The process of finding out how far the cancer has spread is called staging. Information from exams and tests is used to figure out the size of the tumor, how deeply the tumor has grown into tissues in and around the cervix, and the spread to lymph nodes or distant organs (metastasis). Staging is very important because the treatment and the outlook for your recovery depend on the cervical cancer’s stage.
The stage of a cancer does not change over time, even if the cancer keeps growing. A cancer that comes back or spreads is still referred to by the stage it was given when it was first found. But information about the current extent of the cancer is added.
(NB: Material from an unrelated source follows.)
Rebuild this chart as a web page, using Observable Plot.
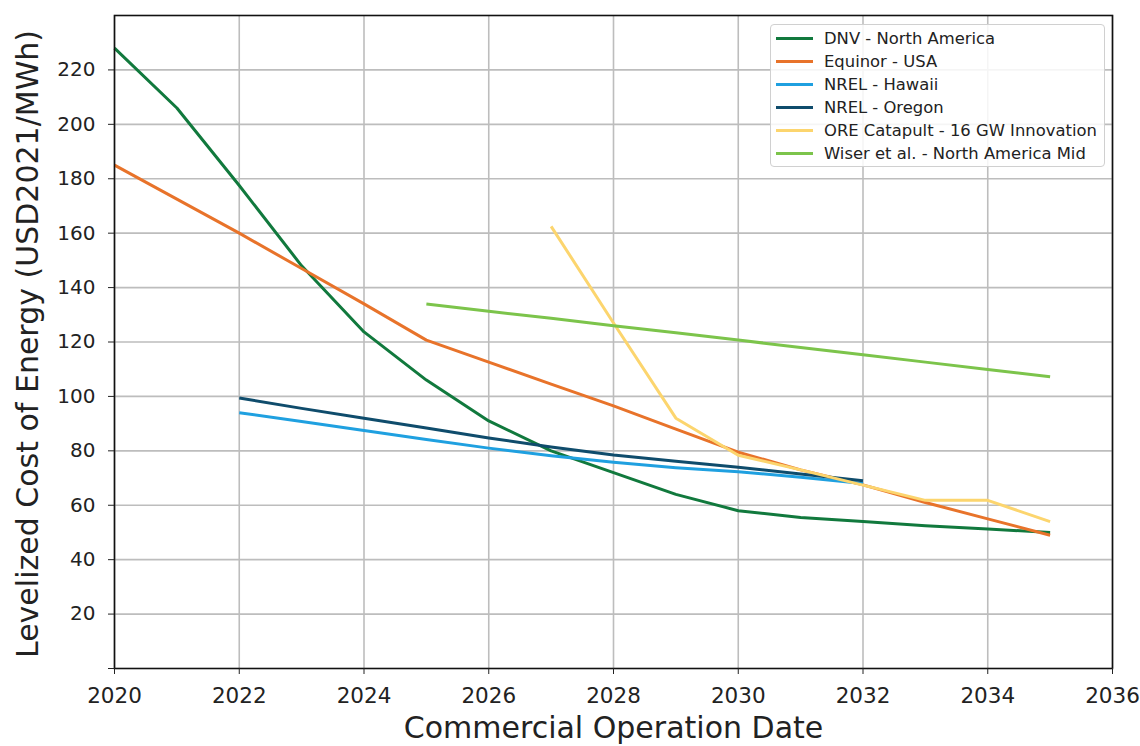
<!DOCTYPE html>
<html>
<head>
<meta charset="utf-8">
<script src="https://cdn.jsdelivr.net/npm/d3@7"></script>
<script src="https://cdn.jsdelivr.net/npm/@observablehq/plot@0.6"></script>
<style>
  html, body { margin: 0; padding: 0; background: #fff; }
  #wrap { position: relative; width: 1140px; height: 746px; font-family: "DejaVu Sans", sans-serif; }
  #legend { position: absolute; left: 770px; top: 24px; width: 335px; height: 143px; border: 1px solid #d0d0d0; border-radius: 4px; background: rgba(255,255,255,0.85); box-sizing: border-box; padding-top: 2px; }
  .row { display: flex; align-items: center; height: 23px; font-size: 16.4px; color: #222; white-space: nowrap; }
  .sw { width: 37px; height: 3px; margin-left: 5px; margin-right: 11px; }
</style>
</head>
<body>
<div id="wrap"><div id="chart"></div><div id="legend"></div></div>
<script>
// Series data
const seriesNames = ["DNV - North America", "Equinor - USA", "NREL - Hawaii", "NREL - Oregon", "ORE Catapult - 16 GW Innovation", "Wiser et al. - North America Mid"];
const seriesColors = ["#11793d", "#e8732a", "#1fa0e0", "#0f4c6c", "#fcd56e", "#7cc44b"];

const dnvYears = [2020, 2021, 2022, 2023, 2024, 2025, 2026, 2027, 2028, 2029, 2030, 2031, 2032, 2033, 2034, 2035];
const dnvValues = [228, 206, 177.5, 148, 123.7, 106, 91, 80, 72, 64, 58, 55.5, 54, 52.5, 51.3, 50];

const equinorYears = [2020, 2021, 2022, 2023, 2024, 2025, 2026, 2027, 2028, 2029, 2030, 2031, 2032, 2033, 2034, 2035];
const equinorValues = [185, 172.5, 160, 147, 134, 120.7, 112.6, 104.5, 96.5, 88, 79.5, 73, 67.5, 61, 55, 49];

const hawaiiYears = [2022, 2023, 2024, 2025, 2026, 2027, 2028, 2029, 2030, 2031, 2032];
const hawaiiValues = [94, 90.8, 87.5, 84.2, 81, 78.2, 75.8, 73.8, 72.3, 70.3, 68];

const oregonYears = [2022, 2023, 2024, 2025, 2026, 2027, 2028, 2029, 2030, 2031, 2032];
const oregonValues = [99.4, 95.6, 92, 88.4, 84.7, 81.4, 78.5, 76.2, 74, 71.5, 69];

const oreYears = [2027, 2028, 2029, 2030, 2031, 2032, 2033, 2034, 2035];
const oreValues = [162.5, 127, 92, 78.4, 73, 67.4, 61.8, 61.8, 54];

const wiserYears = [2025, 2026, 2027, 2028, 2029, 2030, 2031, 2032, 2033, 2034, 2035];
const wiserValues = [134, 131.3, 128.7, 126, 123.4, 120.7, 118, 115.3, 112.6, 109.9, 107.2];

const xTicks = [2020, 2022, 2024, 2026, 2028, 2030, 2032, 2034, 2036];
const yTicks = [0, 20, 40, 60, 80, 100, 120, 140, 160, 180, 200, 220];
const xLabel = "Commercial Operation Date";
const yLabel = "Levelized Cost of Energy (USD2021/MWh)";

const allYears = [dnvYears, equinorYears, hawaiiYears, oregonYears, oreYears, wiserYears];
const allValues = [dnvValues, equinorValues, hawaiiValues, oregonValues, oreValues, wiserValues];
const rows = [];
seriesNames.forEach((name, i) => {
  allYears[i].forEach((yr, j) => rows.push({series: name, year: yr, value: allValues[i][j]}));
});

const chart = Plot.plot({
  width: 1140,
  height: 746,
  marginLeft: 114,
  marginRight: 28,
  marginTop: 15,
  marginBottom: 78,
  style: {fontFamily: "DejaVu Sans, sans-serif", color: "#222", background: "#fff"},
  x: {domain: [2020, 2036], ticks: xTicks, tickFormat: d => String(d)},
  y: {domain: [0, 240], ticks: yTicks},
  color: {domain: seriesNames, range: seriesColors},
  marks: [
    Plot.gridX(xTicks, {stroke: "#bdbdbd", strokeOpacity: 1, strokeWidth: 1.6}),
    Plot.gridY(yTicks.filter(d => d > 0), {stroke: "#bdbdbd", strokeOpacity: 1, strokeWidth: 1.6}),
    Plot.line(rows, {x: "year", y: "value", z: "series", stroke: "series", strokeWidth: 3, strokeLinejoin: "round", strokeLinecap: "butt"}),
    Plot.frame({stroke: "#111", strokeWidth: 1.6}),
    Plot.axisX(xTicks, {tickSize: 6, tickPadding: 13, fontSize: 21.5, label: null, tickFormat: d => String(d)}),
    Plot.axisY(yTicks, {tickSize: 6, tickPadding: 13, fontSize: 20, label: null, tickFormat: d => d === 0 ? "" : String(d)}),
    Plot.text([xLabel], {frameAnchor: "bottom", dy: 60, fontSize: 30, fill: "#222", lineAnchor: "middle", textAnchor: "middle"}),
    Plot.text([yLabel], {frameAnchor: "left", dx: -86, dy: 2, rotate: -90, fontSize: 30, fill: "#222", lineAnchor: "middle", textAnchor: "middle"})
  ]
});
document.getElementById("chart").appendChild(chart);

const legend = document.getElementById("legend");
seriesNames.forEach((name, i) => {
  const r = document.createElement("div");
  r.className = "row";
  const sw = document.createElement("div");
  sw.className = "sw";
  sw.style.background = seriesColors[i];
  const t = document.createElement("span");
  t.textContent = name;
  r.appendChild(sw); r.appendChild(t);
  legend.appendChild(r);
});
</script>
</body>
</html>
A staging system is a way for members of the cancer care team to sum up the extent of a cancer's spread. The 2 systems used for staging most types of cervical cancer are the FIGO (International Federation of Gynecology and Obstetrics) system and the AJCC (American Joint Committee on Cancer) TNM staging system. They are very much alike. They both only use the doctor's physical examination and a few other tests that are done in some cases, such as cystoscopy and proctoscopy to decide the stage. The stage isn’t based on the findings at surgery or on imaging tests. The main factor that decides the stage of cervical cancer is the extent of the tumor.
Both of these systems label stages with Roman numerals I through IV (I-4). The AJCC system also includes stage 0. As a rule, the lower the number, the less the cancer has spread. A higher number, such as stage IV (4), means a more advanced cancer. All stages (except for stage 0) are further divided into smaller groups labeled with letters and numbers.